A Post-Election Thought

You may have noticed that I have until now studiously avoided speaking about the presidential election explicitly, even though of course we have all been thinking about it (and perhaps agonizing about it) for months. There are several reasons that I have avoided this subject, and I identified those reasons in the Chronicle article on the subject a few weeks back.

The American people have spoken, and regardless of your own political views, there is no question that this election has upended the establishment. This vote came, I think, from a place of anxiety, of deep frustration and a measure of hopelessness from across large swathes of America. We are a nation gripped by many, seemingly intractable problems: the epidemic of addiction, the decline of manufacturing jobs, the divide between rich and poor and the related squeezing of the middle class, the ongoing challenge of racial justice, the continuing rise in health care costs, the rising temperature of the Earth, and so forth.

I hope that these issues will be addressed by our leaders in the coming months and years. I hope that we will have the fortitude to take on these challenges as an undivided nation.

One thing of great concern to me, however, is that the fissures in American society inflamed by the discourse of the past year will hinder that progress. I am worried about all of the “isms” that have been let out of the bottle: the anti-Semitism, racism, anti-immigrant-ism, anti-Muslim-ism, the mocking of people with disabilities, fat-shaming, and perhaps most troubling, the sexism: flagrantly disrespectful language and behavior meant to denigrate and objectify women.

I want our leaders to reflect the holiness in human relationships; I want those who serve the public to be role models for my children, particularly since such role models seem to become more and more scarce.

I pray that the man who will soon be president will take a different tack, that he will, when he occupies the Oval Office, discover a humility that will compel him to lead in a way that embraces our differences, that acknowledges that America is greatest when it is both diverse and inclusive.

I have been thinking this week a lot about George Washington. President George Washington, who worked more than 300 slaves on his Mount Vernon property even as he led this country; the same President George Washington, who said, in his letter to the Jewish community of Newport, Rhode Island in 1790:

For happily the Government of the United States, which gives to bigotry no sanction, to persecution no assistance, requires only that they who live under its protection, should demean themselves as good citizens.

There is, no doubt, some irony in these words, delivered just three years after the Constitutional Convention declared an African-American man to be counted as only three-fifths of a man for election purposes. And we should also remember that the 19th Amendment, giving women full suffrage, was only ratified in 1920. It is abundantly clear that, 226 years after Washington’s letter, we are still working on the project of making these states a more perfect Union. This journey is not complete.

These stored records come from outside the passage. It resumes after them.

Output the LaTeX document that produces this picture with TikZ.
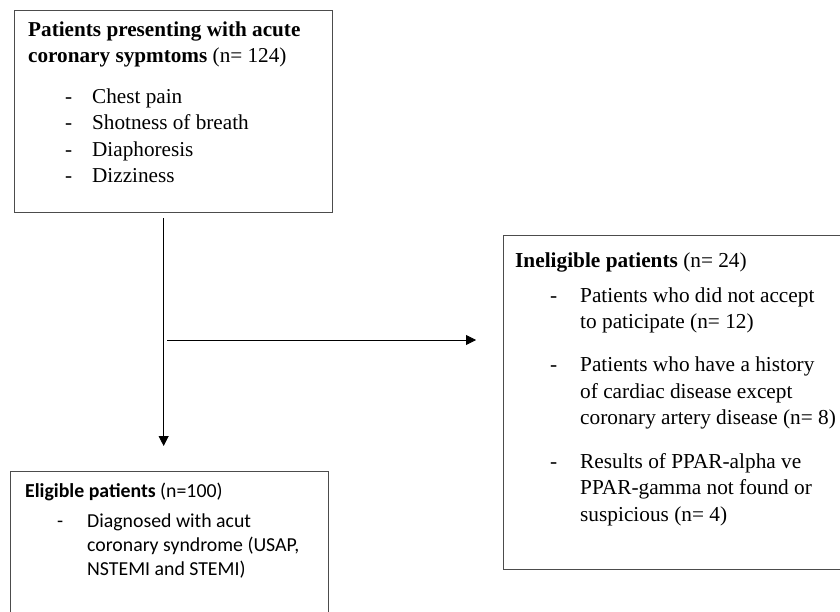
\documentclass[tikz,border=0pt]{standalone}
\usepackage{fontspec}
\setmainfont{Liberation Serif}
\newfontfamily\calfont{Carlito}
\usetikzlibrary{arrows.meta}
\definecolor{boxgray}{gray}{0.3}
\begin{document}
\begin{tikzpicture}[x=1pt,y=-1pt,
  box/.style={draw=boxgray, line width=1.3pt, rectangle, inner sep=0pt, anchor=north west},
  arr/.style={draw=black, line width=0.8pt, -{Triangle[length=10pt,width=10pt]}},
  txt/.style={anchor=base west, inner sep=0pt, align=left}]
\useasboundingbox (0,0) rectangle (840,612);
\clip (0,0) rectangle (840,612);
\node[box, minimum width=318pt, minimum height=202pt] (top) at (14,10) {};
\node[box, minimum width=345pt, minimum height=334pt] (inel) at (503,235) {};
\node[box, minimum width=318pt, minimum height=150pt] (elig) at (10,471) {};

\node[txt] (toptext) at (28,36.5) {\fontsize{21.2}{26.5}\selectfont
\begin{tabular}[t]{@{\hspace{37pt}}p{27pt}@{}l@{}}
\multicolumn{2}{@{}l@{}}{\textbf{Patients presenting with acute}}\\
\multicolumn{2}{@{}l@{}}{\textbf{coronary sypmtoms} (n= 124)}\\[14pt]
-& Chest pain\\
-& Shotness of breath\\
-& Diaphoresis\\
-& Dizziness
\end{tabular}};

\node[txt] (ineltext) at (515,267) {\fontsize{21.3}{26.5}\selectfont
\begin{tabular}[t]{@{\hspace{35pt}}p{30pt}@{}l@{}}
\multicolumn{2}{@{}l@{}}{\textbf{Ineligible patients} (n= 24)}\\[9pt]
-& Patients who did not accept\\
& to paticipate (n= 12)\\[16pt]
-& Patients who have a history\\
& of cardiac disease except\\
& coronary artery disease (n= 8)\\[17pt]
-& Results of PPAR-alpha ve\\
& PPAR-gamma not found or\\
& suspicious (n= 4)
\end{tabular}};

\node[txt] (eligtext) at (25,497) {\calfont\fontsize{19.8}{24}\selectfont
\begin{tabular}[t]{@{\hspace{32pt}}p{30pt}@{}l@{}}
\multicolumn{2}{@{}l@{}}{\textbf{Eligible patients} (n=100)}\\[6pt]
-& Diagnosed with acut\\
& coronary syndrome (USAP,\\
& NSTEMI and STEMI)
\end{tabular}};

\coordinate (branch) at (163,340);
\draw[arr] ([xshift=-10pt,yshift=-5pt]top.south) -- ([xshift=-6pt,yshift=25pt]elig.north);
\draw[arr] ([xshift=4pt]branch) -- ([xshift=-27pt]inel.west |- branch);
\end{tikzpicture}
\end{document}
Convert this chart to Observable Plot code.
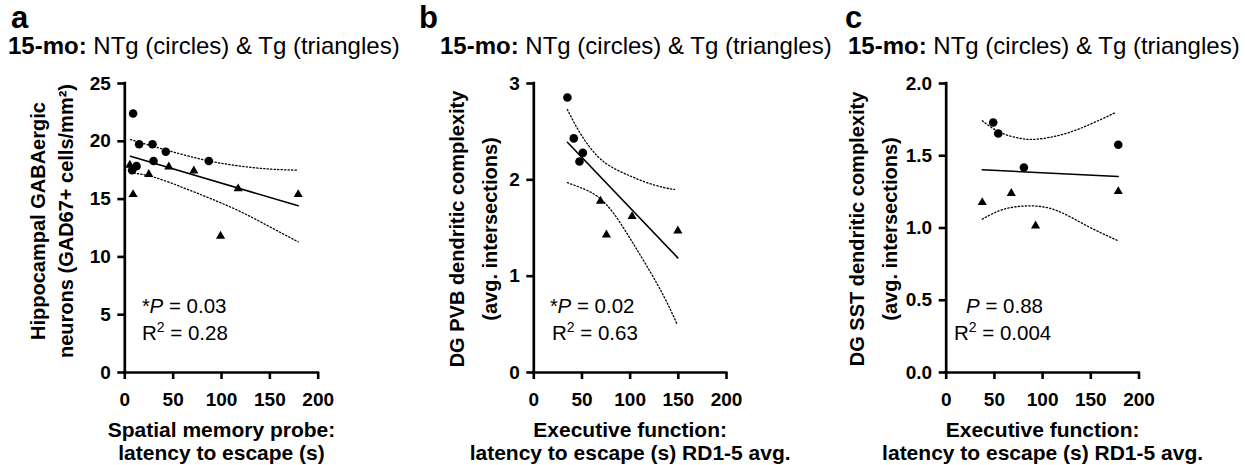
<!DOCTYPE html>
<html>
<head>
<meta charset="utf-8">
<script src="https://cdn.jsdelivr.net/npm/d3@7"></script>
<script src="https://cdn.jsdelivr.net/npm/@observablehq/plot@0.6"></script>
<style>
  html, body { margin: 0; padding: 0; background: #fff; }
  #root { position: relative; width: 1245px; height: 465px; overflow: hidden; background: #fff; }
  #root > .panel { position: absolute; top: 0; }
  #overlay { position: absolute; left: 0; top: 0; pointer-events: none; }
</style>
</head>
<body>
<div id="root"></div>
<script>
// ---------- shared labels ----------
const panelLetters = ["a", "b", "c"];
const titleBold = "15-mo:";
const titleRest = " NTg (circles) & Tg (triangles)";
const xTicks = [0, 50, 100, 150, 200];
const xLabels = [
  ["Spatial memory probe:", "latency to escape (s)"],
  ["Executive function:", "latency to escape (s) RD1-5 avg."],
  ["Executive function:", "latency to escape (s) RD1-5 avg."]
];
const yLabels = [
  ["Hippocampal GABAergic", "neurons (GAD67+ cells/mm²)"],
  ["DG PVB dendritic complexity", "(avg. intersections)"],
  ["DG SST dendritic complexity", "(avg. intersections)"]
];
const significance = ["*", "*", ""];
const pValues = ["0.03", "0.02", "0.88"];
const rSquared = ["0.28", "0.63", "0.004"];

// ---------- panel a ----------
const aYTicks = [0, 5, 10, 15, 20, 25];
const aNTgX = [8.6, 14.8, 28.6, 42.4, 29.7, 86.9, 12.1, 7.6];
const aNTgY = [22.4, 19.75, 19.75, 19.1, 18.3, 18.3, 17.85, 17.5];
const aTgX = [5.2, 8.6, 24.8, 45.5, 71.4, 117.2, 99.0, 179.3];
const aTgY = [17.95, 15.4, 17.15, 17.8, 17.45, 15.9, 11.8, 15.4];
const aFitX = [5.9, 179.3];
const aFitY = [18.71, 14.42];
const aUpperX = [5.9, 30, 60, 90, 120, 150, 179.3];
const aUpperY = [20.15, 19.55, 18.85, 18.25, 17.85, 17.6, 17.5];
const aLowerX = [5.9, 30, 60, 90, 120, 150, 179.3];
const aLowerY = [17.3, 16.9, 16.0, 15.0, 13.9, 12.6, 11.3];

// ---------- panel b ----------
const bYTicks = [0, 1, 2, 3];
const bNTgX = [34.9, 41.5, 50.9, 47.4];
const bNTgY = [2.855, 2.43, 2.28, 2.19];
const bTgX = [69.2, 75.4, 102.0, 149.5];
const bTgY = [1.78, 1.43, 1.62, 1.47];
const bFitX = [34.9, 149.5];
const bFitY = [2.39, 1.19];
const bUpperX = [34.9, 48.4, 65.7, 83, 100, 117.6, 135, 146];
const bUpperY = [2.73, 2.48, 2.25, 2.12, 2.04, 1.97, 1.92, 1.90];
const bLowerX = [34.9, 48.4, 65.7, 83, 100, 117.6, 135, 148.8];
const bLowerY = [1.97, 1.92, 1.83, 1.65, 1.39, 1.10, 0.79, 0.50];

// ---------- panel c ----------
const cYTicks = [0, 0.5, 1.0, 1.5, 2.0];
const cNTgX = [48.8, 54.0, 80.6, 178.5];
const cNTgY = [1.73, 1.654, 1.419, 1.576];
const cTgX = [37.4, 67.5, 92.7, 178.5];
const cTgY = [1.177, 1.24, 1.015, 1.253];
const cFitX = [37.4, 178.5];
const cFitY = [1.403, 1.356];
const cUpperX = [37.4, 56.4, 77.2, 94.5, 122, 150, 176];
const cUpperY = [1.742, 1.66, 1.62, 1.615, 1.65, 1.72, 1.80];
const cLowerX = [37.4, 59.9, 87.5, 115, 146, 178.5];
const cLowerY = [1.061, 1.13, 1.153, 1.12, 1.015, 0.911];

const pts = (xs, ys) => xs.map((x, i) => ({x, y: ys[i]}));

const panels = [
  {left: 0, marginLeft: 124.3, marginRight: 97.3, yDomain: [0, 25], yTicks: aYTicks, yFmt: d3.format("d"),
   ntg: pts(aNTgX, aNTgY), tg: pts(aTgX, aTgY), fit: pts(aFitX, aFitY),
   upper: pts(aUpperX, aUpperY), lower: pts(aLowerX, aLowerY),
   ylabDx: [-86, -58], ylabDy: -7},
  {left: 415, marginLeft: 118.3, marginRight: 104, yDomain: [0, 3], yTicks: bYTicks, yFmt: d3.format("d"),
   ntg: pts(bNTgX, bNTgY), tg: pts(bTgX, bTgY), fit: pts(bFitX, bFitY),
   upper: pts(bUpperX, bUpperY), lower: pts(bLowerX, bLowerY),
   ylabDx: [-76, -43], ylabDy: 1},
  {left: 830, marginLeft: 115.7, marginRight: 106.5, yDomain: [0, 2], yTicks: cYTicks, yFmt: d3.format(".1f"),
   ntg: pts(cNTgX, cNTgY), tg: pts(cTgX, cTgY), fit: pts(cFitX, cFitY),
   upper: pts(cUpperX, cUpperY), lower: pts(cLowerX, cLowerY),
   ylabDx: [-89, -55.5], ylabDy: 1}
];

const FONT = "'Liberation Sans', Arial, Helvetica, sans-serif";
const root = document.getElementById("root");

panels.forEach((p, i) => {
  const chart = Plot.plot({
    width: 415,
    height: 465,
    marginLeft: p.marginLeft,
    marginRight: p.marginRight,
    marginTop: 83,
    marginBottom: 93,
    x: {domain: [0, 200], ticks: xTicks},
    y: {domain: p.yDomain, ticks: p.yTicks},
    style: {fontFamily: FONT, fontSize: "19px", fontWeight: "bold", color: "black", background: "transparent", overflow: "visible"},
    marks: [
      Plot.axisX({ticks: xTicks, tickSize: 7, tickPadding: 13, strokeWidth: 2.6, fontSize: 19, fontWeight: "bold", label: null}),
      Plot.axisY({ticks: p.yTicks, tickSize: 7, tickPadding: 7, strokeWidth: 2.6, fontSize: 19, fontWeight: "bold", tickFormat: p.yFmt, label: null}),
      Plot.ruleX([0], {stroke: "black", strokeWidth: 2.7, strokeLinecap: "square"}),
      Plot.ruleY([0], {stroke: "black", strokeWidth: 2.7, strokeLinecap: "square"}),
      Plot.line(p.upper, {x: "x", y: "y", stroke: "black", strokeWidth: 1.3, strokeDasharray: "1.3 2.2", curve: "natural"}),
      Plot.line(p.lower, {x: "x", y: "y", stroke: "black", strokeWidth: 1.3, strokeDasharray: "1.3 2.2", curve: "natural"}),
      Plot.line(p.fit, {x: "x", y: "y", stroke: "black", strokeWidth: 1.6}),
      Plot.dot(p.ntg, {x: "x", y: "y", r: 4.3, fill: "black", stroke: "none", symbol: "circle"}),
      Plot.dot(p.tg, {x: "x", y: "y", r: 3.4, fill: "black", stroke: "none", symbol: "triangle"}),
      Plot.text([yLabels[i][0]], {text: d => d, frameAnchor: "left", textAnchor: "middle", lineAnchor: "middle", rotate: -90, dx: p.ylabDx[0], dy: p.ylabDy, fontSize: 20, fontWeight: "bold", fill: "black"}),
      Plot.text([yLabels[i][1]], {text: d => d, frameAnchor: "left", textAnchor: "middle", lineAnchor: "middle", rotate: -90, dx: p.ylabDx[1], dy: p.ylabDy, fontSize: 20, fontWeight: "bold", fill: "black"}),
      Plot.text([xLabels[i].join("\n")], {text: d => d, frameAnchor: "bottom", textAnchor: "middle", lineAnchor: "top", lineHeight: 1.095, dy: 48, fontSize: 21, fontWeight: "bold", fill: "black"})
    ]
  });
  chart.classList.add("panel");
  chart.style.left = p.left + "px";
  root.appendChild(chart);
});

// ---------- overlay: panel letters, titles, statistics ----------
const letterX = [11, 419, 845];
const titleX = [8, 440, 848];
const starX = [142, 550, null];
const pX = [149.5, 557.5, 966];
const rX = [142, 552, 954];

const ov = d3.select(root).append("svg")
  .attr("id", "overlay")
  .attr("width", 1245).attr("height", 465)
  .style("font-family", FONT);

panels.forEach((p, i) => {
  ov.append("text").attr("x", letterX[i]).attr("y", 28)
    .attr("font-size", 31).attr("font-weight", "bold").text(panelLetters[i]);

  const t = ov.append("text").attr("x", titleX[i]).attr("y", 54).attr("font-size", 24);
  t.append("tspan").attr("font-weight", "bold").text(titleBold);
  t.append("tspan").attr("font-weight", "normal").text(titleRest);

  if (significance[i]) {
    ov.append("text").attr("x", starX[i]).attr("y", 313).attr("font-size", 20).text(significance[i]);
  }
  const pt = ov.append("text").attr("x", pX[i]).attr("y", 313).attr("font-size", 20.5);
  pt.append("tspan").attr("font-style", "italic").text("P");
  pt.append("tspan").text(" = " + pValues[i]);

  const rt = ov.append("text").attr("x", rX[i]).attr("y", 340).attr("font-size", 20.5);
  rt.append("tspan").text("R");
  rt.append("tspan").attr("font-size", 14).attr("dy", -8).text("2");
  rt.append("tspan").attr("dy", 8).text(" = " + rSquared[i]);
});
</script>
</body>
</html>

The Talmud notes that the reason the Second Temple was destroyed in the year 70 CE at the hands of the Romans was due to sin’at hinam, baseless hatred; this malignancy on the human spirit is still found within us. We all have the capacity to hate. But we also have the capacity for ahavat hinam, unbounded love.

As we enter the next in a long line of peaceful transfers of political power, I hope not only that we can rise to the challenges of the 21st century, but that we can also continue the work of eliminating the toxic -isms which continue to plague our society. We must stand up to hatred and fear, name-calling and conspiracy-mongering, bigotry and persecution of all kinds, so that we may continue to move forward together. Let’s make the future one of ahavat hinam, a love that will envelop and empower all within our midst for the betterment of our society.